*Task directions*. Without copying any pictures, restate exactly the lines from the start of the records through the line containing "(0,0) rectangle (863,740);".
*** Material to process
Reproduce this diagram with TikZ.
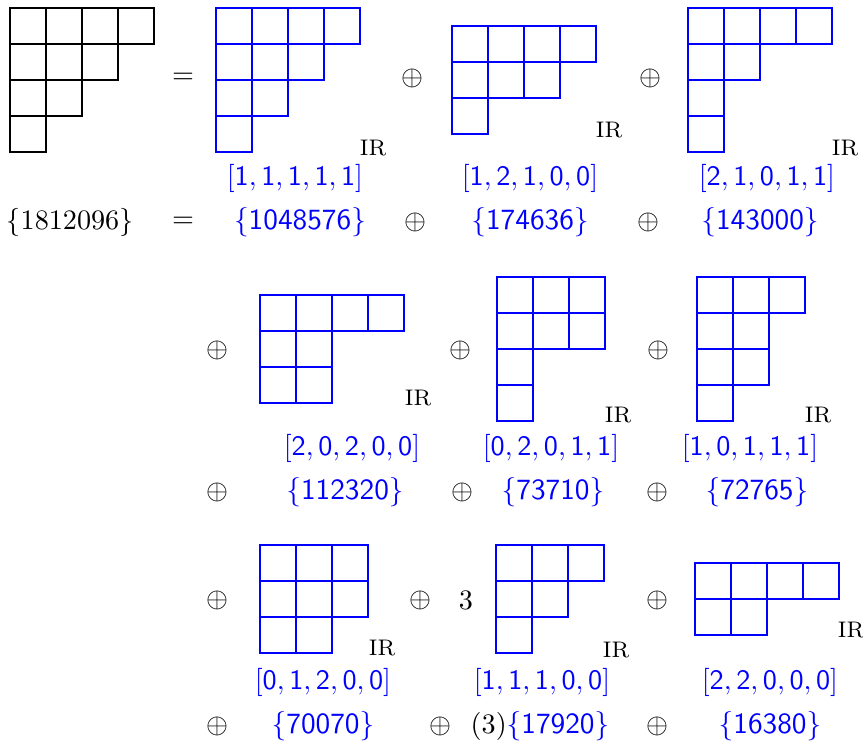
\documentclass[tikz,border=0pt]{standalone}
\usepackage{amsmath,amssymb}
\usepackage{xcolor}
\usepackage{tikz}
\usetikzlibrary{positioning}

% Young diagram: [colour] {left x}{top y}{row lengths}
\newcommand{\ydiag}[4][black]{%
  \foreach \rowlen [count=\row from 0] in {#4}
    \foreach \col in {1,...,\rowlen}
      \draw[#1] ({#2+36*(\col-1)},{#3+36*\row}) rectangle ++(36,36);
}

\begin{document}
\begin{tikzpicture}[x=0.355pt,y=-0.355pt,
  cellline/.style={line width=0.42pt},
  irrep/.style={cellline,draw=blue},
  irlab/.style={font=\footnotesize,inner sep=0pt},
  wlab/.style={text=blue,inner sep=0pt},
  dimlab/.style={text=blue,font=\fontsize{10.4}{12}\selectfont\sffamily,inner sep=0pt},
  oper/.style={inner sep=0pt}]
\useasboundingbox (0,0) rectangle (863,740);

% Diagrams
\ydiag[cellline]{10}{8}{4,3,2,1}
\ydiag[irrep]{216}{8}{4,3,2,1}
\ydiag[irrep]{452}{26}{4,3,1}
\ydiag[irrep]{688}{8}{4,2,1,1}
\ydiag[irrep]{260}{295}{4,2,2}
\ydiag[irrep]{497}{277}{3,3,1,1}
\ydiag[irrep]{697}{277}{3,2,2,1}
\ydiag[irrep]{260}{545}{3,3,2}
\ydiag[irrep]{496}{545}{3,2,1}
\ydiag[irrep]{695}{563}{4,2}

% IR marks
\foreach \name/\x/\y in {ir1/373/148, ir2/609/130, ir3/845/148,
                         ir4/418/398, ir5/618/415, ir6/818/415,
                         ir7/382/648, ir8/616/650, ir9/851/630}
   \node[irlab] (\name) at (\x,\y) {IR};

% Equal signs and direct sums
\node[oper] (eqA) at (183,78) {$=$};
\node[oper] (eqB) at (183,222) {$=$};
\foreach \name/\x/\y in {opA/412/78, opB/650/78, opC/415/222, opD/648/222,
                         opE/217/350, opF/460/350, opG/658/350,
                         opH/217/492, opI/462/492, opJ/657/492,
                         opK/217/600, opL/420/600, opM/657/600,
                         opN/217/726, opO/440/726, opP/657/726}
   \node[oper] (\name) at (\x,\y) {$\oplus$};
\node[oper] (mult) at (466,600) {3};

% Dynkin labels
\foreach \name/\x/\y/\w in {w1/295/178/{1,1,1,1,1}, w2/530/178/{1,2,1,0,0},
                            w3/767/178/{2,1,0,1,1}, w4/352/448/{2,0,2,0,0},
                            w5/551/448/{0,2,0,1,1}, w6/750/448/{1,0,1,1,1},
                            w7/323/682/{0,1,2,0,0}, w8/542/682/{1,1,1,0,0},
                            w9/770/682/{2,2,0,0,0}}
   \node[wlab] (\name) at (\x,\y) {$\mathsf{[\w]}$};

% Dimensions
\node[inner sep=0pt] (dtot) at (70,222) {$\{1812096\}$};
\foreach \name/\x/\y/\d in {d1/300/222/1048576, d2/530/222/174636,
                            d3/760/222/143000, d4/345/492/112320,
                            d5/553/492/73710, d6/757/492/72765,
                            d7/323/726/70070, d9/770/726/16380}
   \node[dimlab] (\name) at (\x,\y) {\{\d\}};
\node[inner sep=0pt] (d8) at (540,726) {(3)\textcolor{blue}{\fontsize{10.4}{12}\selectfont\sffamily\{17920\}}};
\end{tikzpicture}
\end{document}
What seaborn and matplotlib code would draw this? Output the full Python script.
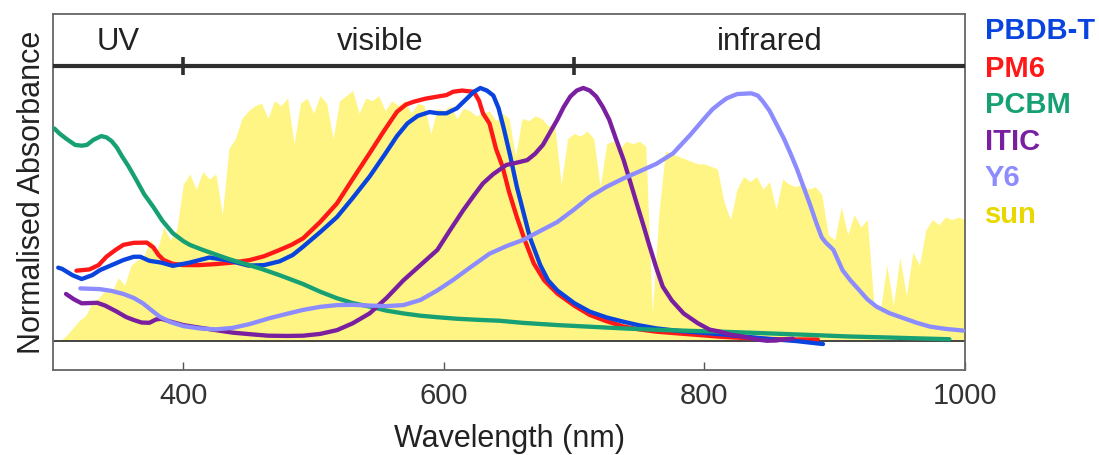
******
*Solution to this problem*.
Reproduce this diagram with TikZ.
\documentclass[tikz,border=0pt]{standalone}
\usepackage{amsmath,amssymb}
\usepackage{xcolor}
\usepackage{tikz}
\usetikzlibrary{positioning}

% Young diagram: [colour] {left x}{top y}{row lengths}
\newcommand{\ydiag}[4][black]{%
  \foreach \rowlen [count=\row from 0] in {#4}
    \foreach \col in {1,...,\rowlen}
      \draw[#1] ({#2+36*(\col-1)},{#3+36*\row}) rectangle ++(36,36);
}

\begin{document}
\begin{tikzpicture}[x=0.355pt,y=-0.355pt,
  cellline/.style={line width=0.42pt},
  irrep/.style={cellline,draw=blue},
  irlab/.style={font=\footnotesize,inner sep=0pt},
  wlab/.style={text=blue,inner sep=0pt},
  dimlab/.style={text=blue,font=\fontsize{10.4}{12}\selectfont\sffamily,inner sep=0pt},
  oper/.style={inner sep=0pt}]
\useasboundingbox (0,0) rectangle (863,740);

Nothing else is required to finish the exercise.